Tracking source of South Korean cyber attack illustrates challenges for U.S.
The ongoing analysis of the crippling if short-lived computer attack last week against South Korean financial institutions and media companies highlights some of the key difficulties facing the United States and other nations trying to establish policies, procedures, and offensive and defensive cyber-security capabilities. Immediate reaction pointed suspiciously to North Korea and China as the most likely perpetrators of the attack, with initial news reports citing Chinese IP addresses identified as the source of the attack. Subsequent analysis resulted in a less clear picture, as security analysts suggested that certain characteristics of the attack made it appear to have come from a well-resourced attacker such as a government-sponsored program but retreated from earlier conclusions attributing the attack to China.Given current tensions between South and North Korea, looking by default to the North is understandable, and concerns over state-sponsored cyber-espionage have intensified in recent weeks, driven in part by the publication in February of a detailed report from security firm Mandiant providing the results of a technical analysis of Chinese government-sponsored spying activities.
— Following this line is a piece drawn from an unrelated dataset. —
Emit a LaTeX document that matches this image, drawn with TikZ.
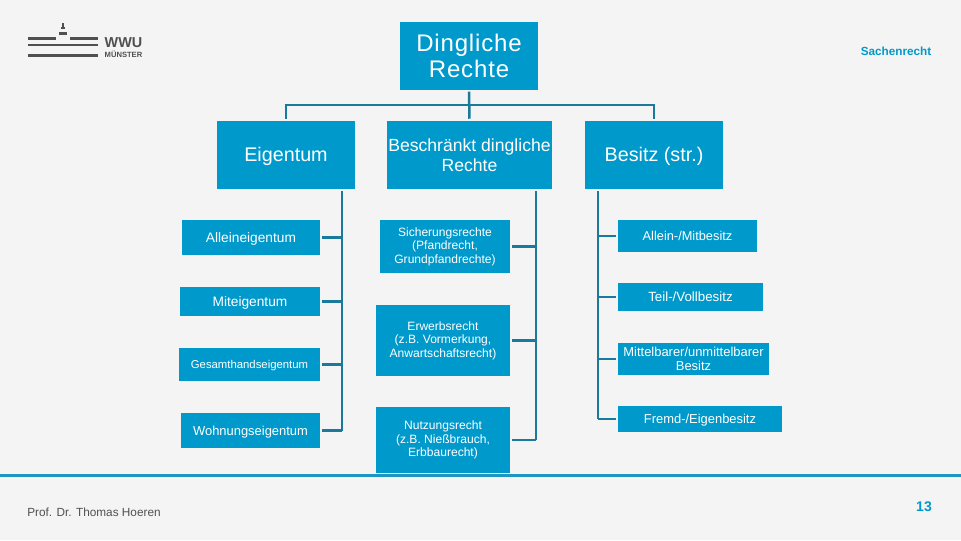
\documentclass[tikz,border=0pt]{standalone}
\usepackage{fontspec}
\setmainfont{Liberation Sans}
\definecolor{boxblue}{HTML}{0099CC}
\definecolor{linkblue}{HTML}{1A7A9C}
\definecolor{pagebg}{HTML}{F4F4F4}
\definecolor{logogray}{HTML}{505050}
\definecolor{footline}{HTML}{1E96C4}
\newcommand{\fs}[1]{\fontsize{#1}{1.18em}\selectfont}
\tikzset{
  box/.style={fill=boxblue,text=white,inner sep=0pt,align=center,anchor=center},
  sz/.style n args={2}{minimum width=#1*0.75pt,minimum height=#2*0.75pt},
  conn/.style={draw=linkblue,line width=1.9pt},
  stub/.style={conn,shorten <=1.5pt},
  tree/.style={conn,shorten <=1pt,shorten >=1.5pt},
  logobar/.style={fill=logogray,draw=none},
  big/.style={font=\fs{14.8},text height=10.6pt,text depth=1.5pt},
  mid/.style={font=\fs{10.3},text height=7.4pt,text depth=0pt},
  small/.style={font={\fontsize{9.05}{10.1pt}\selectfont}},
  single/.style={text height=7pt,text depth=0pt}
}
\begin{document}
\begin{tikzpicture}[x=0.75pt,y=-0.75pt]
\useasboundingbox (0,0) rectangle (961,540);
\fill[pagebg] (0,0) rectangle (961,540);
% logo
\fill[logobar] (28,37) rectangle (56,40);
\fill[logobar] (70,37) rectangle (98,40);
\fill[logobar] (28,44) rectangle (98,46);
\fill[logobar] (28,54) rectangle (98,57);
\fill[logobar] (59,32) rectangle (67,35);
\fill[logobar] (61,27) rectangle (65,28.5);
\fill[logobar] (62,23) rectangle (63.5,28);
\node[text=logogray,inner sep=0pt,font=\bfseries\fs{10.8}] (wwu) at (123.5,43) {WWU};
\node[text=logogray,inner sep=0pt,font=\bfseries\fs{5.7}] (muenster) at (123.5,54) {MÜNSTER};
% boxes
\node[box,sz={138}{68},font={\fontsize{18}{19.5pt}\selectfont\addfontfeature{LetterSpace=3.5}}] (top) at (469,56) {Dingliche\\Rechte};
\node[box,sz={138}{68},big] (eig) at (286,155) {Eigentum};
\node[box,sz={165}{68},font={\fontsize{13.2}{15pt}\selectfont}] (besch) at (469.5,155) {Beschränkt dingliche\\Rechte};
\node[box,sz={138}{68},big] (bes) at (654,155) {Besitz (str.)};
\node[box,sz={138}{35},mid] (allein) at (251,237.5) {Alleineigentum};
\node[box,sz={140}{29},mid] (mit) at (250,301.5) {Miteigentum};
\node[box,sz={141}{33},font=\fs{8.5},text height=6pt,text depth=0pt] (gesamt) at (249.5,364.5) {Gesamthandseigentum};
\node[box,sz={139}{35},font=\fs{9.7},text height=7pt,text depth=0pt] (wohn) at (250.5,430.5) {Wohnungseigentum};
\node[box,sz={130}{53},small] (sich) at (445,246.5) {Sicherungsrechte\\(Pfandrecht,\\Grundpfandrechte)};
\node[box,sz={134}{71},small] (erw) at (443,340.5) {Erwerbsrecht\\(z.B. Vormerkung,\\Anwartschaftsrecht)};
\node[box,sz={134}{66},small] (nutz) at (443,440) {Nutzungsrecht\\(z.B. Nießbrauch,\\Erbbaurecht)};
\node[box,sz={139}{32},font=\fs{9.6},single] (albes) at (687.5,236) {Allein-/Mitbesitz};
\node[box,sz={145}{28},font=\fs{10},single] (teil) at (690.5,297) {Teil-/Vollbesitz};
\node[box,sz={151}{32},font={\fontsize{9.7}{10.3pt}\selectfont}] (mittel) at (693.5,359) {Mittelbarer/unmittelbarer\\Besitz};
\node[box,sz={164}{26},font=\fs{9.7},single] (fremd) at (700,419) {Fremd-/Eigenbesitz};
% buses
\coordinate (hub) at (469,105);
\coordinate (busAt) at (342,191);
\coordinate (busAb) at (342,431);
\coordinate (busBt) at (536,191);
\coordinate (busBb) at (536,440);
\coordinate (busCt) at (598,191);
\coordinate (busCb) at (598,419);
\draw[tree] (top.south) -- (besch.north);
\draw[conn,shorten <=1.5pt,shorten >=1.5pt,line join=miter] (eig.north) -- (hub -| eig.north) -- (hub -| bes.north) -- (bes.north);
\draw[conn,line join=miter] (busAt) -- (busAb);
\draw[conn,line join=miter] (busBt) -- (busBb);
\draw[conn,line join=miter] (busCt) -- (busCb);
\foreach \n in {allein,mit,gesamt,wohn} \draw[stub] (\n.east) -- (\n.east -| busAt);
\foreach \n in {sich,erw,nutz} \draw[stub] (\n.east) -- (\n.east -| busBt);
\foreach \n in {albes,teil,mittel,fremd} \draw[stub] (\n.west) -- (\n.west -| busCt);
% footer
\fill[footline] (0,474) rectangle (961,477);
\node[text=boxblue,inner sep=0pt,font=\bfseries\fs{8.8}] (sach) at (896,51.5) {Sachenrecht};
\node[text=boxblue,inner sep=0pt,font=\bfseries\fs{10.5}] (num) at (924,506.5) {13};
\node[text=logogray,inner sep=0pt,font=\fs{8.85}] (prof) at (94,512.5) {Prof. Dr. Thomas Hoeren};
\end{tikzpicture}
\end{document}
The inability to pinpoint the source of a major attack with any great degree of confidence presents a substantial risk to cyber defense operations such as the U.S. Cyber Command (USCYBERCOM), particularly as they shift from largely defensive or retaliatory positioning to a greater emphasis on offensive capabilities. The technical ability to disable an adversary or to impact the computing or critical infrastructure of another nation is less an issue than knowing with some certainty that the targets of such activity is in fact the adversary in question. Anyone with even a rudimentary knowledge of network protocols and behavior understands the relative simplicity of masking an online identity by using a falsified source IP address, to say nothing of the potential that malicious activity accurately traced to a computer or other device in another country may have been compromised to serve as a launching point for attackers in entirely different locations. In the case of the South Korea attack, the IP address originally linked to a Chinese source turned out to belong to a computer at one of the targeted companies. South Korean officials never explicitly blamed China for the attack, suspecting instead that North Korea was responsible for the attack, possibly assisted by the Chinese or at least using infrastructure that belongs to China. It is not yet clear what role, if any, the U.S. government will play in investigating the South Korean attack, although the National Security Agency has long called out China among key foreign governments responsible for such attacks.